Kalnick Doudou, the Source of All Knowledge

Selma's nurse, an elderly Armenian lady named Kalnick Doudou, brought her up on fairy tales and had an undeniable impact on her formation. Kalnick, raised in the household of Namık Kemal's grandparents herself, had a rare gift of storytelling and a vast repertory of fairy tales. Before she could read or write, Selma was imbued with a "love of fairy [End Page 64] tales" from which she admits she never recovered. On winter nights, she would gather with her siblings by the porcelain stove, where a roaring fire kept them warm, and listen to the tales of love, bravery, and adventures. Along with Kalnick's enchanted tales, a quiet resignation, a traditional compliance with fate, was served:

What is going to happen will happen.

It is all written on our foreheads before we are born.

Dadi [nurse], I asked, and who writes it there?

Allah writes it. We are all born with our fate on our foreheads, and nothing can wipe it away.

(Unveiled 39)

At a time in which Turkish children's books hardly existed, Selma admits that the only samples of Turkish literature she tasted until her school days were these fairy tales.

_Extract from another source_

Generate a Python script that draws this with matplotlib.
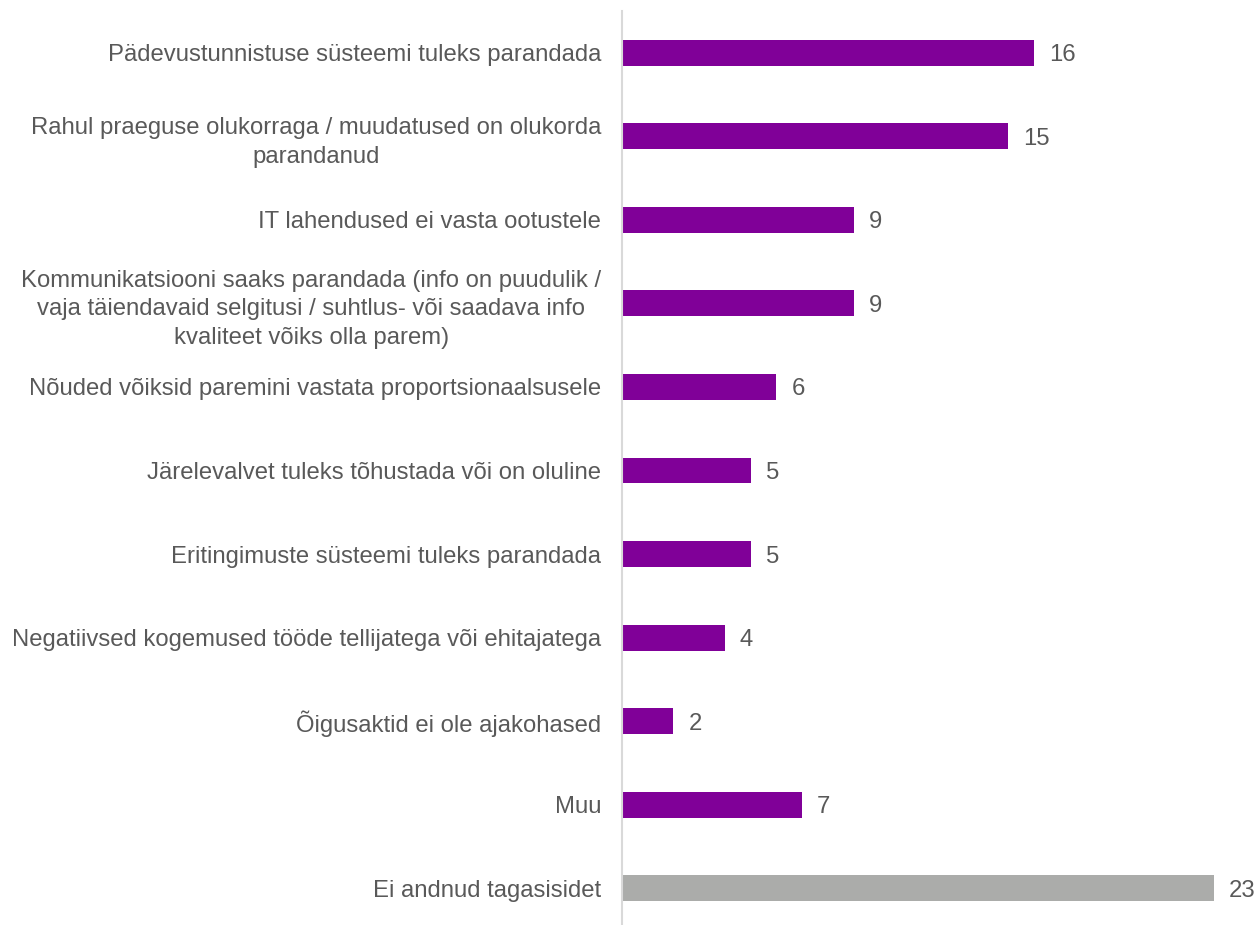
import matplotlib.pyplot as plt
import matplotlib

matplotlib.rcParams["font.family"] = ["Liberation Sans", "DejaVu Sans"]

categories = [
    "Pädevustunnistuse süsteemi tuleks parandada",
    "Rahul praeguse olukorraga / muudatused on olukorda\nparandanud",
    "IT lahendused ei vasta ootustele",
    "Kommunikatsiooni saaks parandada (info on puudulik /\nvaja täiendavaid selgitusi / suhtlus- või saadava info\nkvaliteet võiks olla parem)",
    "Nõuded võiksid paremini vastata proportsionaalsusele",
    "Järelevalvet tuleks tõhustada või on oluline",
    "Eritingimuste süsteemi tuleks parandada",
    "Negatiivsed kogemused tööde tellijatega või ehitajatega",
    "Õigusaktid ei ole ajakohased",
    "Muu",
    "Ei andnud tagasisidet",
]
values = [16, 15, 9, 9, 6, 5, 5, 4, 2, 7, 23]
colors = ["#800098"] * 10 + ["#ABACAA"]

fig = plt.figure(figsize=(12.59, 9.25), dpi=100)
ax = fig.add_axes([622 / 1259, 0, 1 - 622 / 1259, 1 - 11 / 925])

y = list(range(len(categories)))
ax.barh(y, values, height=0.31, color=colors)
for yi, v in zip(y, values):
    ax.annotate(str(v), (v, yi), xytext=(15, 0), textcoords="offset pixels",
                va="center_baseline", ha="left", fontsize=17.2, color="#595959")

ax.set_xlim(0, (1259 - 622) / 25.74)
ax.set_ylim(10.44, -0.5)
ax.set_yticks(y)
ax.set_yticklabels(categories, fontsize=17.2, color="#595959", linespacing=1.4)
for lab in ax.get_yticklabels():
    lab.set_multialignment("center")
ax.tick_params(axis="y", length=0, pad=15)
ax.set_xticks([])
for s in ["top", "right", "bottom"]:
    ax.spines[s].set_visible(False)
ax.spines["left"].set_color("#D9D9D9")
ax.spines["left"].set_linewidth(1.5)

fig.savefig("out.png", dpi=100)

She owed the love of books and her desire to learn foreign languages to Kalnick:

There were days when nurse was not in the mood to open the treasure house of her imagination, … [and] I was filled with the desire to be grown up and plunge my nose into the many books in my father's extensive library, … [or into the] volumes of Jules Verne in my elder brother's room. … When my parents decided to send me to the American School in Istanbul, my first reaction was, "Now I'll learn English and will read new stories."

("What Fairy Tales" 150–51)

I Could Not Find Children in America

In the States, Selma translated the fairy tales she had heard from Kalnick into English and took them to the editor of a prominent publishing house. The editor did not care to see them but suggested that Selma write about "a modern Turkish girl" ("What Fairy Tales" 150). The fairy tales of her childhood had guided Selma to the world of books, and she felt...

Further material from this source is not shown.